E.Sun now operates across nine countries and regions. It has 139 branches at home, and branches, subsidiaries and representative offices in 28 cities elsewhere, including Hong Kong, Singapore, Tokyo, Sydney and Los Angeles.

E.Sun is following its Taiwanese clients as they move overseas in search of cheap labour or new opportunities. 

It has a loan book of about NT$1.3 trillion ($42 billion), split fairly evenly between corporate and retail clients. SMEs still make up roughly half of the bank’s corporate lending but the percentage is falling over time, largely because overseas lending is growing more quickly. 

Private banking

That is not to say E.Sun is turning its back on its historical client base. Digital solutions allow E.Sun Commercial Bank to keep its relationships with SMEs – and build new ones – without hampering its ability to grow in other markets.

Private banking is one of those markets. Huang speaks animatedly about the possibilities for joint ventures with the world’s biggest private banks, helping them to access Taiwan’s wealthiest people while expanding its own business.

“There is so much opportunity for us here,” says Huang. “The government has encouraged the remittance of offshore money back into Taiwan. We can upgrade our wealth management business into a full-scale private bank.”

Wealth management is typically seen as being a ‘high-touch’ business, relying more on personal relationships than algorithms and digital apps. But Huang says AI could boost to E.Sun’s wealth management business by allowing it to rapidly identify the products that relationship managers should be pitching to their clients.
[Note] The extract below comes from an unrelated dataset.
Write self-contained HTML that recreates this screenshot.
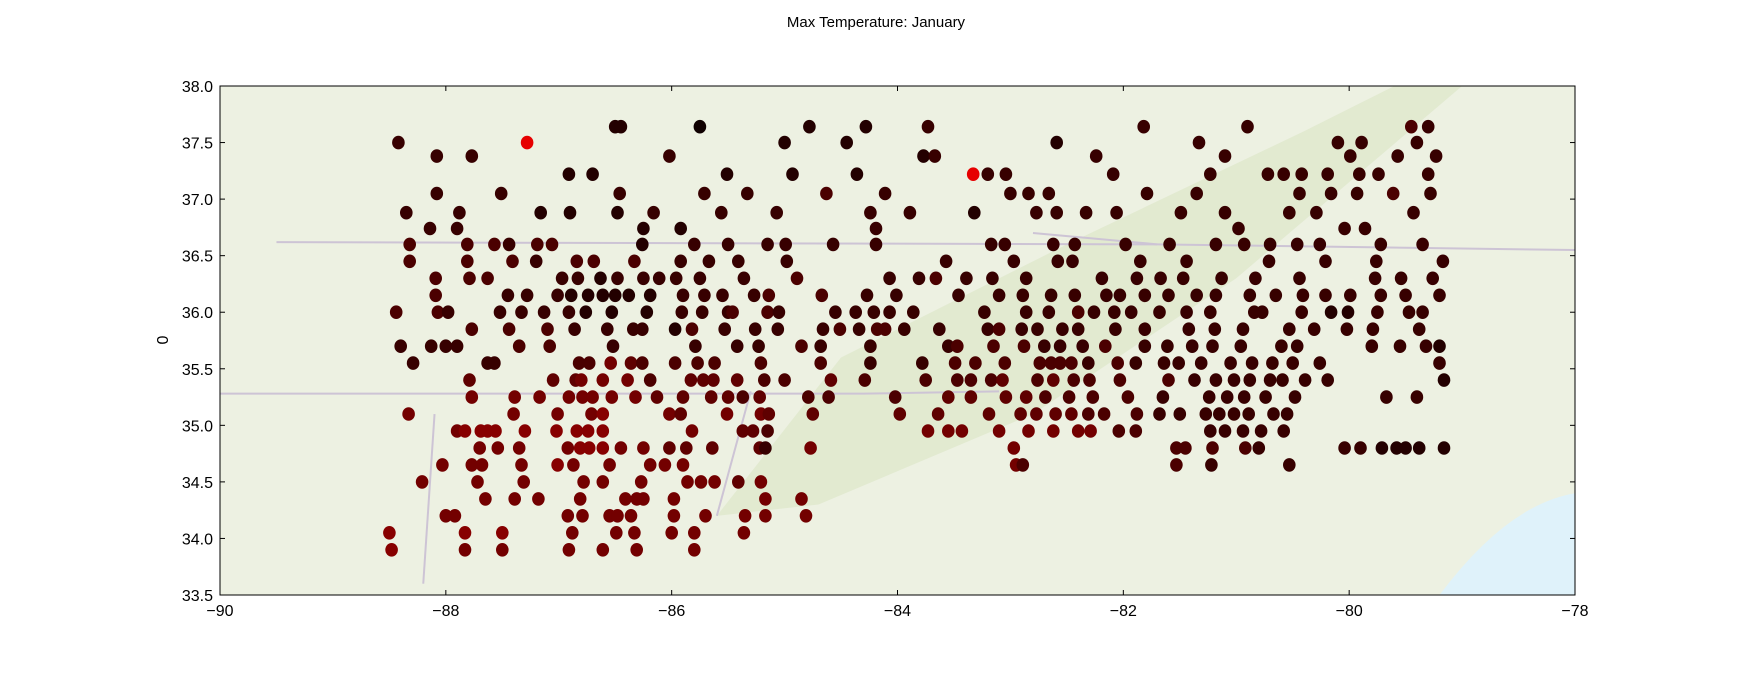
<!DOCTYPE html>
<html><head><meta charset="utf-8">
<style>
html,body{margin:0;padding:0;background:#fff;}
svg{display:block;font-family:"Liberation Sans",sans-serif;}
</style></head>
<body>
<svg id="chart" width="1750" height="682" viewBox="0 0 1750 682" xmlns="http://www.w3.org/2000/svg">
<rect width="1750" height="682" fill="#ffffff"/>
<text x="876" y="27" font-size="15" text-anchor="middle" fill="#000">Max Temperature: January</text>
<g id="mapbg"></g>
<g id="points"></g>
<g id="axes"></g>
</svg>
<script>
const xTicks = [-90, -88, -86, -84, -82, -80, -78];
const yTicks = [33.5, 34.0, 34.5, 35.0, 35.5, 36.0, 36.5, 37.0, 37.5, 38.0];
const rowLats = [37.64,37.5,37.38,37.22,37.05,36.88,36.74,36.6,36.45,36.3,36.15,36.0,35.85,35.7,35.55,35.4,35.25,35.1,34.95,34.8,34.65,34.5,34.35,34.2,34.05,33.9];
const rowLons = [
[-86.5,-86.45,-85.75,-84.78,-84.28,-83.73,-81.82,-80.9,-79.45,-79.3],
[-88.42,-87.28,-85.0,-84.45,-82.59,-81.33,-80.1,-79.89,-79.4],
[-88.08,-87.77,-86.02,-83.77,-83.67,-82.24,-81.1,-79.57,-79.23,-79.99],
[-86.91,-86.7,-85.51,-84.93,-84.36,-83.33,-83.2,-83.04,-82.09,-81.23,-80.72,-80.58,-80.42,-80.19,-79.91,-79.74,-79.3],
[-87.51,-88.08,-86.46,-85.71,-85.33,-84.63,-84.11,-83.0,-82.84,-82.66,-81.79,-81.35,-80.44,-80.16,-79.93,-79.61,-79.28],
[-88.35,-87.88,-87.16,-86.9,-86.48,-86.16,-85.56,-85.07,-84.24,-83.89,-83.32,-82.77,-82.59,-82.33,-82.06,-81.49,-81.1,-80.53,-80.29,-79.43],
[-88.14,-87.9,-86.25,-85.92,-84.19,-80.98,-80.04,-79.86],
[-88.32,-87.81,-87.57,-87.44,-87.19,-87.06,-86.26,-85.8,-85.5,-85.15,-84.99,-84.57,-84.19,-83.17,-83.05,-82.62,-82.43,-81.98,-81.59,-81.18,-80.93,-80.7,-80.46,-80.26,-79.72,-79.35],
[-88.32,-87.81,-87.41,-87.2,-86.84,-86.69,-86.33,-85.92,-85.67,-85.41,-84.98,-83.57,-82.97,-82.58,-82.45,-81.85,-81.44,-80.71,-80.21,-79.76,-79.17],
[-88.09,-87.79,-87.63,-86.97,-86.83,-86.63,-86.48,-86.25,-86.11,-85.96,-85.75,-85.36,-84.89,-84.07,-83.81,-83.66,-83.39,-83.16,-82.86,-82.19,-81.88,-81.67,-81.47,-81.13,-80.83,-80.44,-79.77,-79.54,-79.26],
[-88.09,-87.45,-87.28,-87.01,-86.89,-86.74,-86.61,-86.5,-86.38,-86.19,-85.9,-85.71,-85.55,-85.27,-85.14,-84.67,-84.27,-84.01,-83.46,-83.1,-82.89,-82.64,-82.43,-82.15,-82.03,-81.81,-81.6,-81.35,-81.18,-80.88,-80.65,-80.41,-80.21,-79.99,-79.72,-79.5,-79.2],
[-88.44,-88.07,-87.98,-87.52,-87.33,-87.13,-86.91,-86.76,-86.53,-86.22,-85.91,-85.73,-85.5,-85.46,-85.15,-85.05,-84.55,-84.37,-84.21,-84.07,-83.86,-83.23,-82.86,-82.66,-82.4,-82.26,-82.08,-81.93,-81.68,-81.44,-81.23,-80.84,-80.77,-80.42,-80.16,-80.01,-79.75,-79.47,-79.35],
[-87.77,-87.44,-87.1,-86.86,-86.57,-86.34,-86.26,-85.97,-85.82,-85.53,-85.26,-85.06,-84.66,-84.51,-84.34,-84.18,-84.11,-83.94,-83.63,-83.2,-83.1,-82.9,-82.76,-82.54,-82.4,-82.07,-81.81,-81.42,-81.19,-80.94,-80.53,-80.31,-80.02,-79.79,-79.38],
[-88.4,-88.13,-88.0,-87.9,-87.35,-87.08,-86.52,-85.79,-85.42,-85.23,-84.85,-84.68,-84.24,-83.55,-83.47,-83.15,-82.88,-82.7,-82.56,-82.36,-82.16,-81.81,-81.61,-81.39,-81.21,-80.96,-80.6,-80.46,-79.8,-79.55,-79.32,-79.2],
[-88.29,-87.63,-87.57,-86.82,-86.73,-86.54,-86.36,-86.26,-85.97,-85.77,-85.62,-85.21,-84.68,-84.24,-83.78,-83.49,-83.31,-83.05,-82.74,-82.64,-82.56,-82.46,-82.31,-82.05,-81.89,-81.64,-81.51,-81.31,-81.05,-80.86,-80.68,-80.5,-80.26,-79.2],
[-87.79,-87.05,-86.85,-86.8,-86.61,-86.39,-86.19,-85.83,-85.72,-85.63,-85.42,-85.18,-85.0,-84.59,-84.29,-83.75,-83.47,-83.35,-83.17,-83.07,-82.76,-82.62,-82.44,-82.3,-82.03,-81.6,-81.37,-81.18,-81.02,-80.88,-80.7,-80.59,-80.39,-80.19,-79.16],
[-87.77,-87.39,-87.17,-86.91,-86.79,-86.7,-86.53,-86.32,-86.13,-85.9,-85.65,-85.5,-85.37,-85.22,-84.79,-84.61,-84.02,-83.55,-83.35,-83.04,-82.86,-82.69,-82.48,-82.27,-81.96,-81.65,-81.24,-81.08,-80.93,-80.74,-80.48,-79.67,-79.4],
[-88.33,-87.4,-87.01,-86.71,-86.61,-86.02,-85.92,-85.51,-85.21,-85.14,-84.75,-83.98,-83.64,-83.19,-82.91,-82.77,-82.6,-82.46,-82.31,-82.17,-81.88,-81.68,-81.5,-81.27,-81.15,-81.02,-80.89,-80.67,-80.55],
[-87.9,-87.83,-87.69,-87.63,-87.56,-87.3,-87.02,-86.84,-86.74,-86.61,-85.82,-85.37,-85.28,-85.15,-83.73,-83.55,-83.43,-83.1,-82.84,-82.62,-82.4,-82.29,-82.04,-81.89,-81.23,-81.1,-80.94,-80.78,-80.58],
[-87.7,-87.54,-87.35,-86.92,-86.81,-86.73,-86.61,-86.45,-86.25,-86.02,-85.87,-85.64,-85.22,-85.17,-84.77,-82.97,-81.53,-81.45,-81.21,-80.92,-80.8,-80.04,-79.9,-79.71,-79.58,-79.5,-79.38,-79.16],
[-88.03,-87.77,-87.68,-87.33,-87.01,-86.87,-86.55,-86.19,-86.06,-85.9,-82.95,-82.89,-81.53,-81.22,-80.53],
[-88.21,-87.72,-87.31,-86.78,-86.61,-86.27,-85.86,-85.74,-85.62,-85.41,-85.21],
[-87.65,-87.39,-87.18,-86.81,-86.41,-86.31,-86.25,-85.98,-85.17,-84.85],
[-88.0,-87.92,-86.92,-86.79,-86.55,-86.48,-86.36,-85.98,-85.7,-85.35,-85.17,-84.81],
[-88.5,-87.83,-87.5,-86.88,-86.49,-86.33,-86.0,-85.8,-85.36],
[-88.48,-87.83,-87.5,-86.91,-86.61,-86.31,-85.8]
];
const rowTemps = [
"1101122232","291112222","2221222222","11111922222222222","22222322222222232",
"22111222221222222222","22112222","33323312222222222222222222","333233322222222222222",
"33322122222232232222222222222","3222111111222233222222222222222222222",
"3322222111222332222222223222222222112","33322221322223233222322222222222222",
"22223322223222333222322222222221122","22233543333332233333332322222222222",
"44455534444334333334343333222222221","555555554444343334444333322222222",
"55556545544444444433322222222","56666666665443555555553322222",
"5555666554444255333322211111","555565555553322","55555555545","5555555555",
"555555555555","666555555","6555555"
];
const X0=220,X1=1575,Y0=86,Y1=595;
function xs(v){return X0+(v-(-90))/12*(X1-X0);}
function ys(v){return Y1-(v-33.5)/4.5*(Y1-Y0);}
const NS="http://www.w3.org/2000/svg";
function mk(tag,attrs,parent){const e=document.createElementNS(NS,tag);for(const k in attrs)e.setAttribute(k,attrs[k]);parent.appendChild(e);return e;}

const bg=document.getElementById('mapbg');
const land=mk('rect',{x:X0,y:Y0,width:X1-X0,height:Y1-Y0,fill:'#edf1e2'},bg);


const ridge=mk('path',{d:`M ${xs(-85.6)} ${ys(34.2)} L ${xs(-84.5)} ${ys(35.6)} L ${xs(-82.5)} ${ys(36.6)} L ${xs(-80.4)} ${ys(37.6)} L ${xs(-79.6)} ${ys(38)} L ${xs(-79)} ${ys(38)} L ${xs(-81)} ${ys(36.3)} L ${xs(-82.8)} ${ys(35.1)} L ${xs(-84.7)} ${ys(34.3)} Z`,fill:'#dde7c9',opacity:0.7},bg);


const ocean=mk('path',{d:`M ${xs(-79.2)} ${Y1} Q ${xs(-78.6)} ${ys(34.3)} ${X1} ${ys(34.4)} L ${X1} ${Y1} Z`,fill:'#dff2fa'},bg);


const borders=[[[-89.5,36.62],[-81.7,36.6],[-78,36.55]],[[-90,35.28],[-84.3,35.28],[-83.1,35.3]],[[-88.2,33.6],[-88.1,35.1]],[[-85.6,34.2],[-85.3,35.3]],[[-82.8,36.7],[-81.7,36.6]]];
for(const b of borders){
  const p=mk('polyline',{points:b.map(q=>xs(q[0])+','+ys(q[1])).join(' '),fill:'none',stroke:'#cdc4d5',"stroke-width":2},bg);
  
  
}

const pg=document.getElementById('points');
for(let i=0;i<rowLats.length;i++){
  const lons=rowLons[i], ts=rowTemps[i];
  for(let j=0;j<lons.length;j++){
    const d=parseInt(ts[j]||'2',10);
    const r=d>=8?230:Math.round(15+d*20);
    const c=mk('ellipse',{cx:xs(lons[j]).toFixed(1),cy:ys(rowLats[i]).toFixed(1),rx:6.3,ry:6.8,fill:`rgb(${r},0,0)`},pg);
    
    
  }
}

const ax=document.getElementById('axes');
const frame=mk('rect',{x:X0,y:Y0,width:X1-X0,height:Y1-Y0,fill:'none',stroke:'#000',"stroke-width":1},ax);


for(const t of xTicks){
  const x=xs(t);
  mk('line',{x1:x,y1:Y1,x2:x,y2:Y1-5,stroke:'#000'},ax);
  mk('line',{x1:x,y1:Y0,x2:x,y2:Y0+5,stroke:'#000'},ax);
  const tx=mk('text',{x:x,y:Y1+21,"font-size":16,"text-anchor":"middle",fill:'#000'},ax);
  tx.textContent=(t<0?'\u2212':'')+Math.abs(t);
  
  
}
for(const t of yTicks){
  const y=ys(t);
  mk('line',{x1:X0,y1:y,x2:X0+5,y2:y,stroke:'#000'},ax);
  mk('line',{x1:X1,y1:y,x2:X1-5,y2:y,stroke:'#000'},ax);
  const tx=mk('text',{x:X0-7,y:y+6,"font-size":16,"text-anchor":"end",fill:'#000'},ax);
  tx.textContent=t.toFixed(1);
  
  
}
const yl=mk('text',{x:168,y:340,"font-size":16,"text-anchor":"middle",fill:'#000',transform:'rotate(-90 168 340)'},ax);
yl.textContent='0';


</script>
</body></html>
E.Sun’s focus on CSR has won it a position in the Dow Jones Sustainability Index for five years running


The bank will also be helped by its branches in Hong Kong and Singapore, both markets where it has recently obtained private banking licences.

Huang’s strategy appears to be working. The bank’s post-tax earnings broke NT$17 billion for the first time in 2018, a 15% increase on the previous year. 

The bank employed 8,278 people by late March, meaning its overall headcount was slightly down for the second year in a row. 

This is inevitable for any bank that has made a bet on digital banking, but Huang says E.Sun makes a lot of effort to train up its own staff, helping them keep up with the bank’s increasing shift towards digital banking.

“Technology cannot solve everything,” he says. “A lot of digital banks talk only about developing technology, but it’s equally important to develop your people. I like to say that E.Sun is ‘technology inside, people outside’. They’re both equally important.”

CSR

That is an attitude that hints at Huang’s approach to wider corporate and social responsibility. E.Sun’s focus on CSR has won it a position in the Dow Jones Sustainability Index for five years running. It has also informed the bank’s charity efforts, including the creation of 137 libraries and the launch of a project to help disadvantaged and underprivileged schoolchildren.

E.Sun has grown rapidly in the 27 years since it started – but quite how far can this expansion go? Huang is realistic enough to know that it will be difficult for any Taiwanese bank to become a global challenger when it comes to asset size or market capitalization, however much it invests in digital banking. But that does not mean he cannot take aim at his world-wide rivals.

“In the next 30 years, we will be among the top quality banks in the world,” he says. “We won’t be among the largest – that is not realistic. But in terms of quality, we will be in the very top tier.”